仏教聖典 キサーゴ―タミーの話しに学ぶ

仏教聖典の中でも大変有名なお話の一つがキサーゴ―タミーの話です。
裕福な家の若い女性が、あるとき自分の子供亡くしてしまうお話しです。
女性は大切な我が子を亡くして心を病んでしまいます。
自分の子供を何とか生き返らせようと街中の家々を回り、亡くなった子供を見せては助けてくれとすがるのです。
そんな姿を見たお釈迦様の信者さんのひとりがお釈迦様のもとへ行くように勧めます。
早速彼女はお釈迦様のもとへ子供を抱いていきました。
お釈迦様は静かにその様子を見て
「この子を治すにはケシの実が入る。しかし、そのケシの実はまだ一度も死者の出ていない家から貰って来なければならない。」
このようにおっしゃいました。
女性は街に再び出て、芥子の実を求めました。しかし残念ながら芥子の実があるという家はたくさんありますが、死者が出ていない家はどこにもありませんでした。
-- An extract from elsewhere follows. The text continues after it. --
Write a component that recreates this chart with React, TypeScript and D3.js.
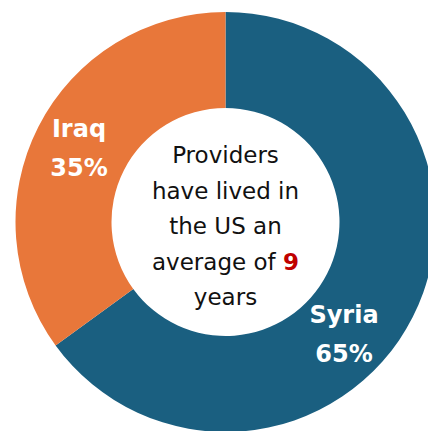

ついに、芥子の実を手に入れることができないとわかった女性はお釈迦様のもとへ戻って行きました。そこで、女性はお釈迦様の静かな姿を見て、初めてお釈迦様が何を言いたかったのかが分かったのです。
女性は子供の小さな亡骸をお墓に納めお釈迦様のもとへ戻って弟子となったのです。
というお話です。
大切な人の死を受け入れることを説く話です。
「実感する・体験する」ということはとても大切です。
しかし、死を体験すると言うことはなかなかできるものではありません。
先日、臨済宗青年僧の会で主催したオンライン特別講座でジブリの鈴木様と龍雲寺の細川師の対談がありました。

当日の動画は現在YouTubeで見ることができますので、まだご覧になっていないかたはぜひ、動画をご覧ください。
※動画はこちらでご覧いただけます。
この対談の中で私が印象に残っているのは、ジブリの鈴木さんが「葬儀の際の棺桶の釘打ちをやってほしい」と語った場面です。
昔は棺の蓋に金槌でコンコンって釘を打ちつけたので、その音を聴くことによってお葬式に緊張感が出たんです。それで死を実感するってことがありましたね。
~中略~
死を実感すれば、生きることに一生懸命になれる。
このようにおっしゃっていました。
私も、同じ考えです。
葬儀は釘打ちだけでなく、様々なことを行います。
現代では電動のカートなどが使われることもありますが、棺を担いて火葬場へと運ぶ際に手にかかるズッシリとした重さも人が亡くなったことを実感する瞬間です。
昔は薪を積み点火して火葬をしていましたが、現代では火葬場の扉がしまり点火をするのもスイッチを押すだけです。
しかし、その場にいれば扉の閉まる音そしてゴーという炎の音が聞こえてきます。この音も死を実感する音です。
難しい言葉が多いと退屈に感じるかもしれませんが、亡くなった方の徳を称え漢詩を唱える場面もあります。
その漢詩を耳にすることで、亡くなった方の一生を今一度感じることもできます。
葬儀に参列し参加することで、私達は自然と死を実感し受け入れていく心を養っているのです。
仏教聖典に出てくる「裕福な家の若い女性」というのはもちろん例えです。
裕福な家の若い女性が全員「死」を実感することができない人だと言っているのではありません。
「お金持ち」は私達の「知識」を示しているように感じます。
つまり、裕福な家の若い女性というのは「知識」だけは豊富で自分の身体で何かを体験する機会が減っている私達を示しているのです。
「裕福な家の若い女性」は知識としては「死」を知っていたかもしれません。しかしお釈迦様に言われて街中を周り村人の話しを聞くことによって、死をより多く体験することになり、自分の子供も亡くなってしまうことを体感したのです。
そのことにどれだけの時間を要したかは分かりませんが、体験したことで夢から覚めたように気がつくことができたのです。
今を生きている私達が「死」を体験する場面はどんどん減っています。しかし、通夜・葬儀そして法事やお寺や地域に残る習慣の中には多くの「死」体験する行が残されています。
だからこそ、私はこれらの習慣の本質を絶やすことなく大切にしていきたいと考えていますし、少しでも多くの方にこのことを伝えていこうと考えています。